Hungary: Central Bank reduces base rate to new record low and signals end of cutting cycle in May
May 24, 2016
At its meeting on 24 May, the Central Bank of Hungary (NBH) decided to cut the base rate by 15 basis points from 1.05% to a new record low of 0.90%, meeting market expectations. On top of this, the NBH said that it plans to keep the rate at this level for an “extended period”, thus signaling the end of the prolonged rate cut cycle. The rate cutting cycle, which started in July 2012 and saw two extended interruptions, brought the base rate gradually down from 7.00% to its current level. The latest part of the interest rate cutting cycle only lasted from March to May, comprising an accumulated cut of 45 basis points. Moreover, in May, the Bank cut the overnight collateralized lending rate from 1.30% to 1.15% and left the overnight deposit rate at minus 0.05%.

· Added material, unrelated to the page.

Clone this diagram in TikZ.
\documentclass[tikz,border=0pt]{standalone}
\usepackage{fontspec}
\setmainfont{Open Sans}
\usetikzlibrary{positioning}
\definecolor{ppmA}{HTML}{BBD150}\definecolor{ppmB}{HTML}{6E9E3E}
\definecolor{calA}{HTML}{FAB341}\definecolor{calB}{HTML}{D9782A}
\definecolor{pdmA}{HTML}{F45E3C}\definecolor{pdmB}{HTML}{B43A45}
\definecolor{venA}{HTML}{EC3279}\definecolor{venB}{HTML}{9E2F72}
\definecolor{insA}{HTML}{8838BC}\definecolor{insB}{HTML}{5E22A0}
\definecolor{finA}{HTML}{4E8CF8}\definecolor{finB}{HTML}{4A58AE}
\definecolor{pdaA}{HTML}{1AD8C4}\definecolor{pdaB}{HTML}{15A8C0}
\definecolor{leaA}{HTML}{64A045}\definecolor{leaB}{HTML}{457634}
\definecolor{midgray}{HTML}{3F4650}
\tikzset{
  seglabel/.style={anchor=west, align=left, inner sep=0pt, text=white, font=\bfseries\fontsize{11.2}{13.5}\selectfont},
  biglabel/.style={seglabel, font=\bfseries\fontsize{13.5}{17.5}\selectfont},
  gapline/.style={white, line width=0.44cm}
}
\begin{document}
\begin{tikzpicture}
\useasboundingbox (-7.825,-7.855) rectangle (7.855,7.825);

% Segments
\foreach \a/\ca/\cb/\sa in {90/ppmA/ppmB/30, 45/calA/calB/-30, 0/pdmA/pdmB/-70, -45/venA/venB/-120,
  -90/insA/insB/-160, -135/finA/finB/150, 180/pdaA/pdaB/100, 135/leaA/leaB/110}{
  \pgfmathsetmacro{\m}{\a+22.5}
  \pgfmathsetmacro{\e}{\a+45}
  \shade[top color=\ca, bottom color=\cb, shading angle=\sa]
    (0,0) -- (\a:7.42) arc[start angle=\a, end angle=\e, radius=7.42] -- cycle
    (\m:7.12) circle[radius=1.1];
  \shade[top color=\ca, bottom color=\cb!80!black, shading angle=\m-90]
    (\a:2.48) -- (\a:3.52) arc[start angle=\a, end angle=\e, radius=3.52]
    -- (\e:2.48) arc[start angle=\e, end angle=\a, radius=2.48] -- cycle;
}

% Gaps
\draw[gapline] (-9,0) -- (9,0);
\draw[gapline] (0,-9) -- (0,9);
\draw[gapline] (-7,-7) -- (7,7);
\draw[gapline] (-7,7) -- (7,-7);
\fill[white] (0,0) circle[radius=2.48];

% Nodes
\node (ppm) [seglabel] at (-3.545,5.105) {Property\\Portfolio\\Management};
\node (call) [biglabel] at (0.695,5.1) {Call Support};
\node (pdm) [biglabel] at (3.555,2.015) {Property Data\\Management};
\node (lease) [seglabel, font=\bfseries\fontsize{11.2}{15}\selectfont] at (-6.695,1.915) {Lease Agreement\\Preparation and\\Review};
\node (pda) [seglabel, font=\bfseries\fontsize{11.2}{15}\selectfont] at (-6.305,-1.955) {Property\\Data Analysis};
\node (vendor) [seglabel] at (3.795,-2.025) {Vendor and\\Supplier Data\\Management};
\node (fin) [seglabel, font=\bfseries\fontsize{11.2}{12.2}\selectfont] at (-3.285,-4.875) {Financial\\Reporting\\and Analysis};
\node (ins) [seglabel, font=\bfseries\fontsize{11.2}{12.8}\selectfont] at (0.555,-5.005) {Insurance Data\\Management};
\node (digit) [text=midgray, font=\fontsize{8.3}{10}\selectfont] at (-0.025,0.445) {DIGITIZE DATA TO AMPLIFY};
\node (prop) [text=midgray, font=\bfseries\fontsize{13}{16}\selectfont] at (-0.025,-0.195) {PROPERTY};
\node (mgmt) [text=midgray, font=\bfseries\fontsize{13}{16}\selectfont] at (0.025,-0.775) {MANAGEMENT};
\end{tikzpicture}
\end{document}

Overall, the Bank stated that the outlook for inflation and the real economy pointed to keeping the base rate at 0.90% for a prolonged period. While inflation rose slightly in April, in the Bank’s assessment of inflationary pressures remains low amid subdued global inflation and a degree of spare capacity in the Hungarian economy. In fact, the NBH noted that Q1 GDP growth was disappointing and was partly dragged down by negative one-offs, including a slower absorption of EU funds, weakness in the construction sector and disruptions in industrial production. On a positive note, retail sales were robust in March and unemployment continued to decrease. Going-forward, the Bank sees that inflation will gradually rise to its 3.0% target in the first half of 2018. The increase in inflation will likely be sustained by rising wages and a pickup in economic activity, which will in part benefit from an expansionary budget for 2017.
Commenting on the NBH’s announcement to end the easing cycle, Nicolaie Alexandru-Chidesciuc, Economist at JPMorgan, noted:
“For us it is hard to understand what was the reason behind a rate-cutting cycle of only 45bp and what the NBH believes it achieved with these marginal rate cuts. Nonetheless, we believe that chances for another turnaround regarding the end of the cutting cycle are low. We have this view despite the fact that the central bank changed its mind previously after it announced the end of the cutting cycle and stated it has a firm intention to keep rates low for an extended period of time. Our opinion is based on the reality that the base rate is lower now and on our belief that the bank can relax monetary conditions without changing the base rate. We now assume that the base rate will be kept unchanged at 0.9% until end-2017 as we do not see inflation reaching the target over this horizon and thus the likelihood that the NBH will have to react is relatively low. There remains a chance for cuts in the base rate, but we think that substantial HUF strengthening and/or deepening imported deflation would be needed for that. In this context, the end of the cutting cycle does not mean the end of the easing cycle. […] We believe that the NBH will continue to ease monetary conditions, most likely by influencing the Bubor market.”